Seen that way, the creature belongs to a recognisable family of stories in which a place or a people gets a monster attached to it by those who fear or resent them. It shares that lineage with the Flatwoods Monster, another rural American fright shaped as much by who was watching as by what was there, and with the winged omen of Mothman, whose appearance a whole town read as a warning about itself. The wings and the horse’s head are the least interesting thing about any of them. What matters is the anxiety they were built to carry, and in the Jersey Devil’s case that anxiety has a paper trail running straight back to a Burlington County print shop and a Quaker meeting that wanted a rival damned. For a fuller sense of how a genuinely unknown regional creature gathers reports without ever resolving into a body, the parallel with Cornwall’s Owlman of Mawnan is worth following.
The grudge that grew wings
There is a temptation, having taken the story apart, to feel that something has been spoiled, that a fine old monster has been reduced to a footnote in the history of colonial pamphlet wars. I would put it the other way round. The Jersey Devil is more interesting once you can see the human machinery inside it, because that machinery is still running. Communities still turn their neighbours into demons with words, still attach the resulting monsters to the places they would rather not understand, and still find a costumed kangaroo, in some form, to sell tickets to the fear.
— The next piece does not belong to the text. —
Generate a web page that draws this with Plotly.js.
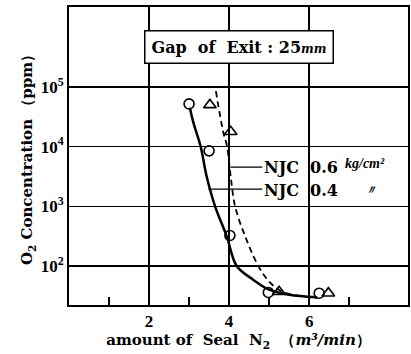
<!DOCTYPE html>
<html>
<head>
<meta charset="utf-8">
<script src="https://cdn.plot.ly/plotly-3.0.1.min.js"></script>
<style>html,body{margin:0;padding:0;background:#fff;}#chart{width:411px;height:354px;}</style>
</head>
<body>
<div id="chart"></div>
<script>
// Measured points
var circleX = [3.0, 3.5, 4.02, 4.98, 6.25];
var circleY = [52000, 8500, 325, 36, 35];
var triangleX = [3.52, 4.04, 5.25, 6.48];
var triangleY = [50000, 17800, 37, 35];

// Fitted curves
var solidX = [3.02, 3.11, 3.29, 3.44, 3.65, 3.94, 4.19, 4.6, 5.0, 5.5, 6.2];
var solidY = [45000, 25000, 10000, 3160, 1000, 316, 100, 59, 40, 33, 30];
var dashedX = [3.67, 3.85, 3.95, 4.04, 4.15, 4.4, 4.73, 5.0, 5.3, 5.8, 6.2];
var dashedY = [85000, 18000, 10000, 3160, 1000, 316, 100, 55, 38, 31, 29];

var xTickVals = [2, 4, 6];
var xTickText = ['<b>2</b>', '<b>4</b>', '<b>6</b>'];
var yTickVals = [100, 1000, 10000, 100000];
var yTickText = ['<b>10<sup>2</sup></b>', '<b>10<sup>3</sup></b>', '<b>10<sup>4</sup></b>', '<b>10<sup>5</sup></b>'];

var F = 'Liberation Serif, Times New Roman, serif';
var W = 'DejaVu Serif, serif';

var traces = [
  {x: solidX, y: solidY, mode: 'lines', line: {color: '#000', width: 2.5, shape: 'spline'}, name: 'NJC 0.4 fit', hoverinfo: 'skip'},
  {x: dashedX, y: dashedY, mode: 'lines', line: {color: '#000', width: 1.8, dash: '6px,4px', shape: 'spline'}, name: 'NJC 0.6 fit', hoverinfo: 'skip'},
  {x: circleX, y: circleY, mode: 'markers', marker: {symbol: 'circle-open', size: 10, color: '#000', line: {width: 1.6, color: '#000'}}, name: 'NJC 0.4'},
  {x: triangleX, y: triangleY, mode: 'markers', marker: {symbol: 'triangle-up-open', size: 11, color: '#000', line: {width: 1.6, color: '#000'}}, name: 'NJC 0.6'}
];

var layout = {
  width: 411, height: 354,
  margin: {l: 69, r: 3, t: 7, b: 49},
  paper_bgcolor: '#fff', plot_bgcolor: '#fff',
  showlegend: false,
  font: {family: F, color: '#000', size: 15},
  xaxis: {
    range: [0, 8.47],
    tickmode: 'array', tickvals: xTickVals, ticktext: xTickText,
    showgrid: true, gridcolor: '#000', gridwidth: 1.5,
    showline: true, mirror: true, linecolor: '#000', linewidth: 2,
    ticks: '', zeroline: false,
    tickfont: {family: F, size: 17},
    minor: {tickmode: 'array', tickvals: [1, 3, 5, 7], ticks: 'inside', ticklen: 8, tickwidth: 1.5, tickcolor: '#000', showgrid: false},
    title: {text: '<b>amount of&nbsp; Seal&nbsp; N<sub>2</sub>&nbsp; （<i>m³/min</i>）</b>', font: {family: W, size: 15}, standoff: 3}
  },
  yaxis: {
    type: 'log',
    range: [1.346, 6.34],
    tickmode: 'array', tickvals: yTickVals, ticktext: yTickText,
    showgrid: true, gridcolor: '#000', gridwidth: 1.5,
    showline: true, mirror: true, linecolor: '#000', linewidth: 2,
    ticks: '', zeroline: false,
    tickfont: {family: F, size: 17},
    title: {text: '<b>O<sub>2</sub> Concentration （ppm）</b>', font: {family: W, size: 15}, standoff: 4}
  },
  shapes: [
    {type: 'line', xref: 'x', yref: 'paper', x0: 4.03, x1: 4.83, y0: 0.463, y1: 0.463, line: {color: '#000', width: 1.3}},
    {type: 'line', xref: 'x', yref: 'paper', x0: 3.48, x1: 4.83, y0: 0.389, y1: 0.389, line: {color: '#000', width: 1.3}}
  ],
  annotations: [
    {xref: 'paper', yref: 'paper', x: 0.5, y: 0.865, xanchor: 'center', yanchor: 'middle', showarrow: false,
     text: '<b>Gap&nbsp; of&nbsp; Exit : 25<i><span style="font-size:12px">mm</span></i></b>', font: {family: W, size: 16},
     bgcolor: '#fff', bordercolor: '#000', borderwidth: 1.5, borderpad: 6},
    {xref: 'x', yref: 'paper', x: 4.83, y: 0.463, xanchor: 'left', yanchor: 'middle', showarrow: false,
     text: '<b>NJC&nbsp; 0.6</b>', font: {family: W, size: 16}},
    {xref: 'x', yref: 'paper', x: 6.85, y: 0.475, xanchor: 'left', yanchor: 'middle', showarrow: false,
     text: '<b><i>kg/cm²</i></b>', font: {family: F, size: 14}},
    {xref: 'x', yref: 'paper', x: 4.83, y: 0.385, xanchor: 'left', yanchor: 'middle', showarrow: false,
     text: '<b>NJC&nbsp; 0.4</b>', font: {family: W, size: 16}},
    {xref: 'x', yref: 'paper', x: 7.35, y: 0.385, xanchor: 'left', yanchor: 'middle', showarrow: false,
     text: '<b><i>〃</i></b>', font: {family: F, size: 12}}
  ]
};

Plotly.newPlot('chart', traces, layout, {displayModeBar: false, staticPlot: true});
</script>
</body>
</html>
Daniel Leeds died in 1720, decades before any curse was supposed to have been uttered over a thirteenth child. He never knew that the insult flung at him by the Philadelphia meeting would take flight, gather a horse’s skull and a forked tail, and outlast his almanacs, his pamphlets, his surveying and his name in every honest sense. The devil of the Pine Barrens is his monument, built by his enemies out of nothing more supernatural than resentment, print and the human need to point at the dark trees and say that whatever is wrong began over there.